Its 5:30 am. The alarm clock shaped like a little person goes off. I glance at the monitor. Already, he has flipped himself on to his stomach, his arms still pinned in his swaddle. His face is smashed into the crib floor and he is getting angry. I go into his room hoping that I can nurse him back to sleep, but it is apparent that today is not my lucky day as he pulls off all giggle and coos. He shows off his new top teeth in his grin. As I change him, it becomes obvious why little guy is so happy. He has relieved himself of a giant poo. Of course he wasn’t going to go back to sleep, not when he has had the weight of the world lifted off of him.
Thirty minutes into play time, Baby F. has decided that it really is too early to be up and about. He is tired. He rubs his eyes and decides that he is unhappy with all of his toys. He doesn’t want to play contentedly on his back, tummy, or sitting up. He, instead, wants to climb all over mom and show how unsatisfied he is by pulling at my hair and biting my shoulder. I look at the clock and wonder how I am going to spend the next 2 hours before nap time. Although I was going to take the morning off due to my being tired, I decide that the only way to survive this morning is to kill some time outside running with the stroller. I get changed into my running gear, strap baby in the BOB, and head outdoors regardless the dark and the light rain falling.
At 7:30, I put an exhausted baby down for a nap. I take a shower and grab breakfast only to be interrupted towards the end by a call on the monitor. Baby has woken up. Forty minutes have passed. I wait, hoping against hope that he might settle himself down, but the nap gods are against me. Baby has flipped again--stuck like an overturned beetle and intervention is necessary.
Somehow, I make it to afternoon nap. A lunchtime visit from Mr. F. helps. I repeatedly thank the person who designed the Ergo--my own personal salvation. Not only does Baby get to be Close! To! Mom! the straps make excellent chew toys. Baby F. contentedly files down his teeth on the canvas as I unload the dishwasher, start some laundry, and do various other household tasks. As I put Baby down for another nap, I breathe a sigh of hallelujah. Now I can take a breather. Since he is so exhausted, surely he will sleep solidly for a couple of hours.
I grab some lunch. I decide to take the opportunity to rest on the couch. Just as my mind is slowly winding down, I hear a call. Baby F. is up again--40 minutes later. It is obvious that he is still very exhausted. I try to put him down again, only to have him cry piteously at me every time I lay him down. My brain and body have switched to survival mode: by whatever means necessary. I get comfortable in our slightly rickety glider, stick Baby on the boob, and hunker down for an unknown amount of time. Two hours later with a crick in my neck, a slightly raw boob, but a more-or-less well-rested baby, we emerge from the nursery.

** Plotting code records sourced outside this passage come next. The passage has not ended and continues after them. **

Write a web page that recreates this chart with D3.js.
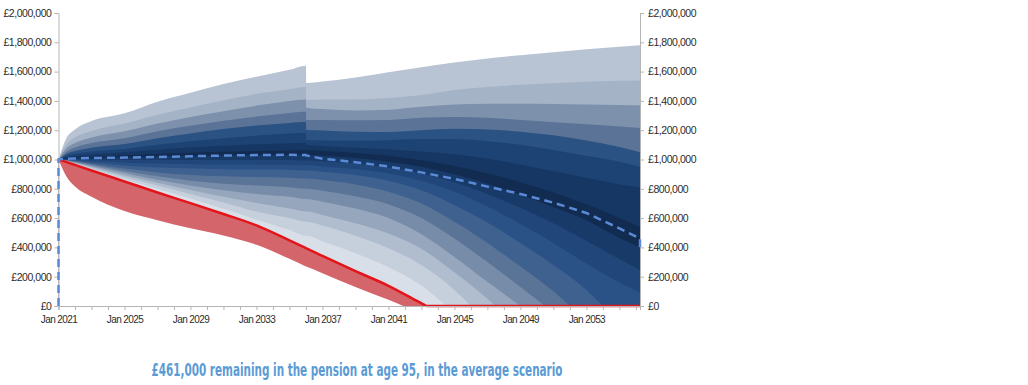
<!DOCTYPE html>
<html>
<head>
<meta charset="utf-8">
<script src="https://cdn.jsdelivr.net/npm/d3@7"></script>
<style>
  body { margin: 0; background: #fff; }
  svg { display: block; }
  text { font-family: "Liberation Sans", Arial, sans-serif; }
</style>
</head>
<body>
<div class="wrapper"></div>
<script>
const width = 1028;
const height = 385;

// time grid (years), values in £ thousands
const years = [2021, 2021.5, 2022, 2023, 2025, 2027, 2029, 2031, 2033, 2035, 2036, 2036.02, 2037, 2039, 2041, 2043, 2045, 2047, 2049, 2051, 2053, 2055, 2056.25];

const redLine  = [1000, 982, 963, 925, 850, 775, 702, 628, 550, 448, 395, 394, 342, 238, 138, 18, 0, 0, 0, 0, 0, 0, 0];
const redFloor = [1000, 880, 815, 745, 648, 585, 530, 482, 418, 322, 270, 269, 224, 130, 42, 0, 0, 0, 0, 0, 0, 0, 0];

// fan edges, lowest (b1) to highest (b18)
const b1  = [1000, 985, 968, 934, 865, 800, 733, 663, 590, 518, 480, 480, 442, 360, 265, 140, 0, 0, 0, 0, 0, 0, 0];
const b2  = [1000, 987, 972, 942, 880, 822, 765, 707, 645, 600, 575, 575, 550, 480, 395, 280, 110, 0, 0, 0, 0, 0, 0];
const b3  = [1000, 989, 976, 949, 893, 842, 792, 745, 703, 665, 645, 645, 622, 565, 495, 390, 230, 50, 0, 0, 0, 0, 0];
const b4  = [1000, 991, 980, 956, 907, 862, 822, 790, 765, 745, 730, 730, 712, 665, 600, 490, 335, 165, 0, 0, 0, 0, 0];
const b5  = [1000, 993, 984, 963, 922, 885, 855, 835, 822, 810, 800, 800, 787, 750, 695, 600, 460, 300, 130, 0, 0, 0, 0];
const b6  = [1000, 995, 988, 970, 938, 912, 895, 885, 880, 876, 870, 870, 860, 830, 780, 700, 575, 430, 270, 100, 0, 0, 0];
const b7  = [1000, 997, 992, 978, 958, 945, 938, 934, 932, 930, 925, 925, 917, 895, 855, 790, 690, 570, 430, 280, 110, 0, 0];
const b8  = [1000, 999, 996, 988, 978, 972, 968, 966, 965, 963, 960, 960, 953, 935, 905, 855, 780, 680, 560, 430, 290, 160, 90];
const b9  = [1000, 1001, 1001, 1000, 998, 997, 997, 997, 997, 996, 994, 994, 988, 972, 945, 905, 845, 765, 670, 565, 445, 320, 245];
const b10 = [1000, 1004, 1006, 1010, 1015, 1020, 1025, 1028, 1030, 1031, 1030, 1030, 1025, 1010, 985, 950, 900, 835, 760, 675, 585, 465, 400];
const b11 = [1000, 1007, 1011, 1018, 1028, 1038, 1046, 1053, 1058, 1062, 1063, 1063, 1058, 1045, 1025, 995, 955, 905, 845, 775, 695, 600, 540];
const b12 = [1000, 1015, 1024, 1036, 1050, 1067, 1082, 1094, 1104, 1111, 1113, 1100, 1092, 1080, 1068, 1055, 1035, 1005, 965, 920, 875, 830, 810];
const b13 = [1000, 1027, 1040, 1055, 1072, 1100, 1125, 1145, 1163, 1177, 1183, 1133, 1130, 1128, 1132, 1140, 1140, 1125, 1100, 1065, 1025, 985, 950];
const b14 = [1000, 1040, 1058, 1080, 1105, 1145, 1178, 1208, 1232, 1250, 1258, 1201, 1198, 1190, 1188, 1200, 1210, 1205, 1190, 1165, 1130, 1085, 1050];
const b15 = [1000, 1055, 1082, 1112, 1145, 1193, 1230, 1265, 1293, 1318, 1326, 1270, 1270, 1268, 1270, 1285, 1290, 1285, 1270, 1255, 1240, 1225, 1215];
const b16 = [1000, 1078, 1112, 1150, 1192, 1245, 1290, 1330, 1368, 1400, 1410, 1352, 1345, 1335, 1340, 1360, 1375, 1380, 1380, 1378, 1375, 1372, 1370];
const b17 = [1000, 1105, 1150, 1195, 1245, 1305, 1355, 1405, 1448, 1480, 1495, 1406, 1410, 1410, 1420, 1440, 1475, 1495, 1510, 1520, 1530, 1537, 1540];
const b18 = [1000, 1150, 1205, 1262, 1315, 1395, 1455, 1515, 1565, 1612, 1640, 1522, 1532, 1560, 1595, 1630, 1662, 1690, 1712, 1732, 1752, 1770, 1780];

// year each edge reaches £0 (between grid points)
const zeroYears = {
  redLine: 2043.3, redFloor: 2041.9,
  b1: 2044.5, b2: 2046, b3: 2047.5, b4: 2049, b5: 2050.5, b6: 2052, b7: 2054
};

const average = [1000, 1005, 1007, 1010, 1013, 1017, 1022, 1027, 1030, 1032, 1030, 1028, 1005, 982, 952, 912, 868, 815, 765, 705, 635, 530, 461];
const averageStart = 0;
const averageTail = 380;

const bandColors = ["#d8dfe8", "#c6cfdc", "#b0bdce", "#95a6bd", "#778ca9", "#5a7497", "#3f6190", "#2b5286", "#21467a",
                    "#183a69", "#122b51", "#163763", "#1c4374", "#2a5283", "#5a7396", "#7d91ad", "#a5b3c7", "#b8c4d3"];

const yTicks = d3.range(0, 2001, 200);
const xLabelYears = [2021, 2025, 2029, 2033, 2037, 2041, 2045, 2049, 2053];
const title = "£461,000 remaining in the pension at age 95, in the average scenario";

const x = d3.scaleLinear().domain([2021, 2056.25]).range([58.5, 640]);
const y = d3.scaleLinear().domain([0, 2000]).range([306, 13]);

const svg = d3.select(".wrapper").append("svg")
  .attr("width", width).attr("height", height)
  .attr("viewBox", [0, 0, width, height]);

svg.append("clipPath").attr("id", "plot")
  .append("rect").attr("x", x(2021)).attr("y", y(2000) - 2)
  .attr("width", x(2056.25) - x(2021)).attr("height", y(0) - y(2000) + 4);

// points up to (and including) the year the edge reaches zero
const toPoints = (vals, zeroYear) => {
  const out = [];
  for (let i = 0; i < years.length; i++) {
    if (vals[i] > 0) {
      out.push([years[i], vals[i]]);
      continue;
    }
    out.push([zeroYear ?? years[i], 0]);
    break;
  }
  return out;
};

const areaUnder = d3.area().curve(d3.curveMonotoneX)
  .x((d) => x(d[0])).y0(y(0)).y1((d) => y(d[1]));
const curve = d3.line().curve(d3.curveMonotoneX).x((d) => x(d[0])).y((d) => y(d[1]));
const straight = d3.line().x((d) => x(d[0])).y((d) => y(d[1]));

const plot = svg.append("g").attr("clip-path", "url(#plot)");

// fan bands, painted from the top edge downwards
const edges = [
  [b1, zeroYears.b1], [b2, zeroYears.b2], [b3, zeroYears.b3], [b4, zeroYears.b4], [b5, zeroYears.b5],
  [b6, zeroYears.b6], [b7, zeroYears.b7], [b8, null], [b9, null], [b10, null], [b11, null], [b12, null],
  [b13, null], [b14, null], [b15, null], [b16, null], [b17, null], [b18, null]
];
for (let i = edges.length - 1; i >= 0; i--) {
  plot.append("path")
    .attr("d", areaUnder(toPoints(edges[i][0], edges[i][1])))
    .attr("fill", bandColors[i]);
}

// red (poor outcome) region
plot.append("path").attr("d", areaUnder(toPoints(redLine, zeroYears.redLine))).attr("fill", "#d4666b");
plot.append("path").attr("d", areaUnder(toPoints(redFloor, zeroYears.redFloor))).attr("fill", "#fff");

// axes
const axisColor = "#b5b5b5";
const money = (d) => "£" + d3.format(",")(d * 1000);
const yAxisL = svg.append("g").attr("transform", `translate(${x(2021)},0)`)
  .call(d3.axisLeft(y).tickValues(yTicks).tickSize(4).tickPadding(3).tickFormat(money));
const yAxisR = svg.append("g").attr("transform", `translate(${x(2056.25)},0)`)
  .call(d3.axisRight(y).tickValues(yTicks).tickSize(4).tickPadding(4).tickFormat(money));
const xAxis = svg.append("g").attr("transform", `translate(0,${y(0)})`)
  .call(d3.axisBottom(x).tickValues(d3.range(2021, 2057, 1)).tickSize(4).tickPadding(6)
    .tickFormat((d) => (xLabelYears.includes(d) ? "Jan " + d : "")));

for (const g of [yAxisL, yAxisR, xAxis]) {
  g.select(".domain").attr("stroke", axisColor).attr("stroke-width", 1);
  g.selectAll(".tick line").attr("stroke", axisColor);
  g.selectAll(".tick text").attr("fill", "#2b2b2b")
    .style("font-family", '"Liberation Sans", Arial, sans-serif');
}
yAxisL.selectAll(".tick text").attr("font-size", 10.5).attr("letter-spacing", -0.45);
yAxisR.selectAll(".tick text").attr("font-size", 10.5).attr("letter-spacing", -0.45);
xAxis.selectAll(".tick text").attr("font-size", 10).attr("letter-spacing", -0.6);

// red line and average (dashed) line
const redPts = toPoints(redLine, zeroYears.redLine);
plot.append("path")
  .attr("d", curve(redPts))
  .attr("fill", "none").attr("stroke", "#e3151b").attr("stroke-width", 2.5);
plot.append("path")
  .attr("d", straight([redPts[redPts.length - 1], [2056.25, 0]]))
  .attr("fill", "none").attr("stroke", "#e3151b").attr("stroke-width", 2.5);

const avgPts = [[2021, averageStart], ...years.map((t, i) => [t, average[i]]), [2056.25, averageTail]];
svg.append("path")
  .attr("d", straight(avgPts))
  .attr("fill", "none").attr("stroke", "#5b8ad6").attr("stroke-width", 2.5)
  .attr("stroke-dasharray", "8,5");

// caption
svg.append("text")
  .attr("x", 357).attr("y", 376)
  .attr("text-anchor", "middle")
  .attr("fill", "#5b9bd5")
  .attr("font-size", 17).attr("font-weight", "bold")
  .style("font-family", '"DejaVu Sans Condensed", "Liberation Sans", sans-serif')
  .attr("textLength", 411).attr("lengthAdjust", "spacingAndGlyphs")
  .text(title);
</script>
</body>
</html>
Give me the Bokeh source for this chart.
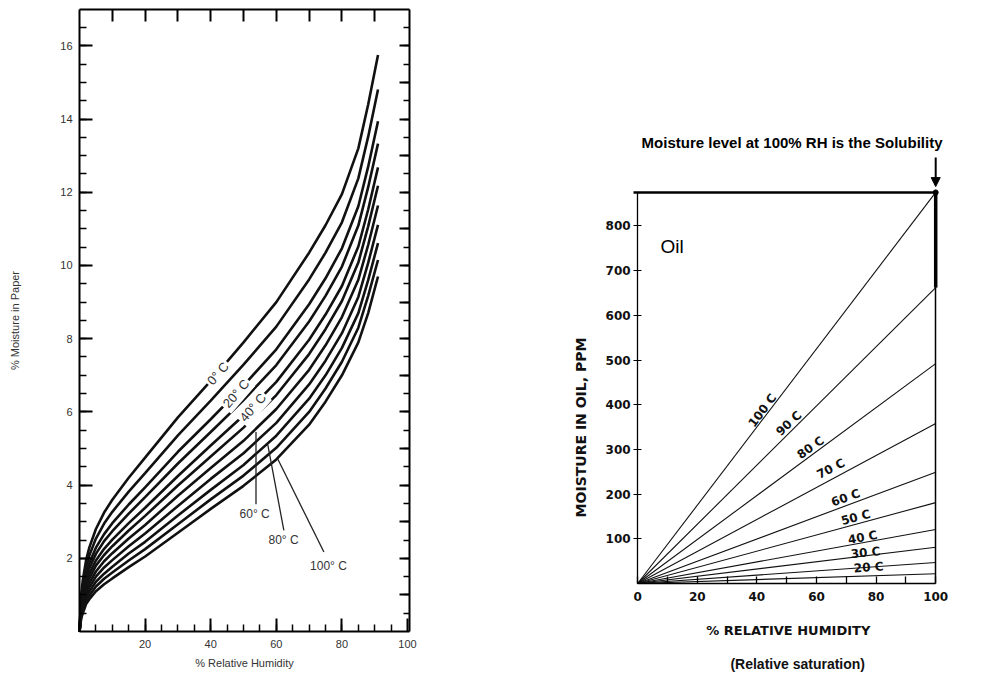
import math
from bokeh.plotting import figure
from bokeh.models import FixedTicker, LinearAxis, Range1d, Label, Arrow, NormalHead
from bokeh.layouts import row
from bokeh.embed import file_html
from bokeh.resources import INLINE

# ---------------- Data: moisture in paper (% by weight) vs % relative humidity ----------------
rh_paper = [0, 0.5, 1, 2, 3, 5, 7.5, 10, 15, 20, 30, 40, 50, 60, 70, 75, 80, 85, 88, 91]
paper_0C = [0, 1.00, 1.40, 1.95, 2.30, 2.80, 3.25, 3.60, 4.20, 4.75, 5.85, 6.85, 7.90, 9.00, 10.35, 11.10, 11.95, 13.20, 14.40, 15.75]
paper_10C = [0, 0.90, 1.26, 1.76, 2.08, 2.54, 2.95, 3.27, 3.82, 4.33, 5.36, 6.31, 7.29, 8.33, 9.62, 10.35, 11.18, 12.38, 13.52, 14.81]
paper_20C = [0, 0.81, 1.13, 1.59, 1.87, 2.29, 2.66, 2.96, 3.47, 3.94, 4.91, 5.80, 6.72, 7.71, 8.94, 9.65, 10.47, 11.62, 12.70, 13.94]
paper_30C = [0, 0.74, 1.04, 1.47, 1.73, 2.12, 2.47, 2.74, 3.22, 3.67, 4.59, 5.45, 6.32, 7.28, 8.47, 9.17, 9.97, 11.09, 12.14, 13.33]
paper_40C = [0, 0.67, 0.94, 1.34, 1.58, 1.94, 2.26, 2.51, 2.96, 3.38, 4.25, 5.08, 5.90, 6.82, 7.97, 8.66, 9.44, 10.52, 11.53, 12.68]
paper_50C = [0, 0.62, 0.87, 1.24, 1.46, 1.80, 2.09, 2.33, 2.76, 3.16, 3.99, 4.78, 5.57, 6.46, 7.58, 8.26, 9.03, 10.08, 11.07, 12.18]
paper_60C = [0, 0.56, 0.79, 1.13, 1.33, 1.64, 1.92, 2.14, 2.54, 2.91, 3.71, 4.47, 5.21, 6.08, 7.15, 7.82, 8.59, 9.61, 10.56, 11.64]
paper_70C = [0, 0.50, 0.71, 1.03, 1.21, 1.50, 1.75, 1.95, 2.33, 2.68, 3.43, 4.17, 4.87, 5.70, 6.75, 7.40, 8.15, 9.14, 10.07, 11.11]
paper_80C = [0, 0.45, 0.64, 0.93, 1.09, 1.36, 1.58, 1.77, 2.13, 2.45, 3.17, 3.87, 4.55, 5.35, 6.36, 7.00, 7.75, 8.70, 9.60, 10.61]
paper_90C = [0, 0.40, 0.57, 0.84, 0.98, 1.23, 1.44, 1.61, 1.94, 2.25, 2.93, 3.61, 4.26, 5.02, 6.00, 6.64, 7.37, 8.30, 9.17, 10.15]
paper_100C = [0, 0.35, 0.50, 0.75, 0.88, 1.10, 1.29, 1.45, 1.76, 2.05, 2.70, 3.35, 3.98, 4.70, 5.65, 6.28, 7.00, 7.90, 8.70, 9.70]
paper_curves = [paper_0C, paper_10C, paper_20C, paper_30C, paper_40C, paper_50C,
                paper_60C, paper_70C, paper_80C, paper_90C, paper_100C]

paper_x_ticks = [20, 40, 60, 80, 100]
paper_y_ticks = [2, 4, 6, 8, 10, 12, 14, 16]

# ---------------- Data: moisture in oil (ppm) vs % relative humidity ----------------
rh_oil = [0, 100]
oil_100C = [0, 875]
oil_90C = [0, 662]
oil_80C = [0, 492]
oil_70C = [0, 358]
oil_60C = [0, 249]
oil_50C = [0, 181]
oil_40C = [0, 121]
oil_30C = [0, 81]
oil_20C = [0, 47]
oil_10C = [0, 22]
oil_curves = [oil_100C, oil_90C, oil_80C, oil_70C, oil_60C, oil_50C, oil_40C, oil_30C, oil_20C, oil_10C]
oil_labels = ["100 C", "90 C", "80 C", "70 C", "60 C", "50 C", "40 C", "30 C", "20 C", None]
oil_x_ticks = [0, 20, 40, 60, 80, 100]
oil_y_ticks = [100, 200, 300, 400, 500, 600, 700, 800]

FONT = "Liberation Sans"
BOLD_WIDE = "DejaVu Sans"

# =============== Left figure: paper (frame fills the panel, box drawn by fixed axes) ===============
PX_MAX, PY_MAX = 100.5, 17
p1 = figure(width=430, height=675, x_range=Range1d(-24.09, 107.0), y_range=Range1d(-1.202, 17.24),
            output_backend="svg", toolbar_location=None,
            min_border_left=0, min_border_right=0, min_border_top=0, min_border_bottom=0)
p1.grid.visible = False
p1.outline_line_color = None

p1.xaxis.ticker = FixedTicker(ticks=paper_x_ticks, minor_ticks=list(range(5, 100, 5)))
p1.yaxis.ticker = FixedTicker(ticks=paper_y_ticks, minor_ticks=[i * 0.5 for i in range(1, 34)])
p1.xaxis.fixed_location = 0
p1.yaxis.fixed_location = 0
p1.xaxis.bounds = (0, PX_MAX)
p1.yaxis.bounds = (0, PY_MAX)
for ax in (p1.xaxis[0], p1.yaxis[0]):
    ax.axis_line_width = 2
    ax.major_tick_in = 13
    ax.major_tick_out = 0
    ax.minor_tick_in = 7
    ax.minor_tick_out = 0
    ax.major_tick_line_width = 2
    ax.minor_tick_line_width = 1.5
    ax.major_label_text_font = FONT
    ax.major_label_text_font_size = "11px"
    ax.major_label_text_color = "#333333"
    ax.axis_label_text_font = FONT
    ax.axis_label_text_font_size = "11px"
    ax.axis_label_text_font_style = "normal"
    ax.axis_label_text_color = "#333333"
p1.xaxis.axis_label = "% Relative Humidity"
p1.yaxis.axis_label = "% Moisture in Paper"
p1.xaxis.major_label_standoff = 8
p1.xaxis.axis_label_standoff = 6
p1.yaxis.major_label_standoff = 7
p1.yaxis.axis_label_standoff = 36

right_ax = LinearAxis(ticker=FixedTicker(ticks=list(range(1, 17)), minor_ticks=[i * 0.5 for i in range(1, 34)]),
                      fixed_location=PX_MAX, bounds=(0, PY_MAX),
                      major_label_text_color=None, major_tick_in=10, major_tick_out=0,
                      minor_tick_in=6, minor_tick_out=0, axis_line_width=2,
                      major_tick_line_width=2, minor_tick_line_width=1.5, major_label_standoff=0)
p1.add_layout(right_ax, "right")
top_ax = LinearAxis(ticker=FixedTicker(ticks=list(range(10, 100, 10)), minor_ticks=[]),
                    fixed_location=PY_MAX, bounds=(0, PX_MAX),
                    major_label_text_color=None, major_tick_in=12, major_tick_out=0,
                    minor_tick_in=0, minor_tick_out=0, axis_line_width=2,
                    major_tick_line_width=2, major_label_standoff=0)
p1.add_layout(top_ax, "above")

for ys in paper_curves:
    p1.line(rh_paper, ys, line_width=2.6, color="#111111")

# inline curve labels (with white box to break the curve)
for txt, x, y in [("0° C", 42.2, 7.05), ("20° C", 47.7, 6.50), ("40° C", 52.8, 6.12)]:
    p1.add_layout(Label(x=x, y=y, text=txt, angle=math.radians(49), text_align="center",
                        text_baseline="middle", text_font=FONT, text_font_size="13px",
                        text_color="#333333", background_fill_color="white", padding=2))

# leader lines and labels
leaders = [("60° C", 53.8, 5.45, 53.8, 3.48, 53.4, 3.20),
           ("80° C", 57.4, 5.10, 62.3, 2.76, 62.2, 2.50),
           ("100° C", 60.4, 4.72, 74.5, 2.17, 75.9, 1.78)]
for txt, x0, y0, x1, y1, lx, ly in leaders:
    p1.line([x0, x1], [y0, y1], line_width=1.3, color="#222222")
    p1.add_layout(Label(x=lx, y=ly, text=txt, text_align="center", text_baseline="middle",
                        text_font=FONT, text_font_size="12px", text_color="#333333"))

# =============== Right figure: oil (frame fills the panel; axes at fixed data locations) ===============
p2 = figure(width=566, height=675, x_range=Range1d(-69.5, 120.4), y_range=Range1d(-205.8, 1304.3),
            output_backend="svg", toolbar_location=None,
            min_border_left=0, min_border_right=0, min_border_top=0, min_border_bottom=0)
p2.grid.visible = False
p2.outline_line_color = None

p2.xaxis.ticker = FixedTicker(ticks=oil_x_ticks, minor_ticks=[10, 30, 50, 70, 90])
p2.yaxis.ticker = FixedTicker(ticks=oil_y_ticks, minor_ticks=[])
p2.xaxis.fixed_location = 0
p2.yaxis.fixed_location = 0
p2.xaxis.bounds = (0, 100)
p2.yaxis.bounds = (0, 875)
for ax in (p2.xaxis[0], p2.yaxis[0]):
    ax.axis_line_width = 1.3
    ax.major_label_text_font = BOLD_WIDE
    ax.major_label_text_font_style = "bold"
    ax.major_label_text_font_size = "12px"
    ax.major_label_text_color = "#111111"
p2.xaxis.major_tick_in = 7
p2.xaxis.major_tick_out = 0
p2.xaxis.minor_tick_in = 7
p2.xaxis.minor_tick_out = 0
p2.xaxis.major_tick_line_width = 1.3
p2.xaxis.minor_tick_line_width = 1.3
p2.xaxis.major_label_standoff = 8
p2.yaxis.major_tick_in = 4
p2.yaxis.major_tick_out = 4
p2.yaxis.minor_tick_in = 0
p2.yaxis.minor_tick_out = 0
p2.yaxis.major_label_standoff = 3

edge_r = LinearAxis(ticker=FixedTicker(ticks=[], minor_ticks=[]), fixed_location=100, bounds=(0, 875),
                    major_label_text_color=None, axis_line_width=1.5, major_tick_in=0, major_tick_out=0,
                    minor_tick_in=0, minor_tick_out=0)
p2.add_layout(edge_r, "right")
edge_t = LinearAxis(ticker=FixedTicker(ticks=[], minor_ticks=[]), fixed_location=875, bounds=(-1.3, 100),
                    major_label_text_color=None, axis_line_width=2.5, major_tick_in=0, major_tick_out=0,
                    minor_tick_in=0, minor_tick_out=0)
p2.add_layout(edge_t, "above")

for ys in oil_curves:
    p2.line(rh_oil, ys, line_width=1.1, color="#111111")

# thick solubility bar at 100% RH and corner dot
p2.line([rh_oil[-1], rh_oil[-1]], [oil_90C[-1], oil_100C[-1]], line_width=3.5, color="black")
p2.scatter([rh_oil[-1]], [oil_100C[-1]], size=5, color="black")

oil_label_pos = [(41.9, 387, 53), (50.7, 358, 43), (58.0, 304, 35), (64.8, 257, 27),
                 (69.8, 192, 20), (73.2, 148, 15), (75.5, 103, 10), (76.5, 69, 6), (77.5, 36, 4)]
for txt, (lx, ly, ang) in zip(oil_labels, oil_label_pos):
    if txt is None:
        continue
    p2.add_layout(Label(x=lx, y=ly, text=txt, angle=math.radians(ang), text_align="center",
                        text_baseline="middle", text_font=BOLD_WIDE, text_font_style="bold",
                        text_font_size="12px", text_color="#111111"))

p2.add_layout(Label(x=51.8, y=987, text="Moisture level at 100% RH is the Solubility",
                    text_align="center", text_baseline="middle", text_font=FONT,
                    text_font_style="bold", text_font_size="15px", text_color="black"))
p2.add_layout(Arrow(end=NormalHead(size=9, fill_color="black", line_color="black"),
                    x_start=100, y_start=953, x_end=100, y_end=888, line_width=2, line_color="black"))
p2.add_layout(Label(x=7.7, y=754, text="Oil", text_align="left", text_baseline="middle",
                    text_font=FONT, text_font_size="19px", text_color="black"))
p2.add_layout(Label(x=-19.1, y=349, text="MOISTURE IN OIL, PPM", angle=math.pi / 2,
                    text_align="center", text_baseline="middle", text_font=BOLD_WIDE,
                    text_font_style="bold", text_font_size="14px", text_color="#111111"))
p2.add_layout(Label(x=51.3, y=-105, text="%  RELATIVE HUMIDITY", text_align="center",
                    text_baseline="middle", text_font=BOLD_WIDE, text_font_style="bold",
                    text_font_size="13px", text_color="#111111"))
p2.add_layout(Label(x=53.7, y=-179, text="(Relative saturation)", text_align="center",
                    text_baseline="middle", text_font=FONT, text_font_style="bold",
                    text_font_size="14px", text_color="#111111"))

layout = row(p1, p2)
open("out.html", "w").write(file_html(layout, INLINE))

Mr. F. comes home to a very happy child but a rather exhausted wife. “What are the plans for tonight?” he asks. I look at him blankly, the words taking a long time to register in my mind. It takes even longer to formulate the unhelpful reply, “I don’t know.” Part of my mind tells me to get up and start dinner or to just get up and do the 20 things staring me in the face that needs doing, but I have no energy to call upon. I can barely find the energy to ask Mr. F. to check Baby’s bum. My suspicions are correct, the sounds I had heard not too long ago did indicate another poopy diaper. I show no shame or remorse in letting Mr. F. change the diaper. Nor do I put up a fight when Mr. F. indicates that he will take charge of dinner tonight. I think to myself, “This is why I married a man who cooks.”
And now it is 8:30. It is time to turn off the computer, turn off the lights, and start the process of getting to bed. 5:30 comes quickly and there is no guarantee that tomorrow will be any different than today.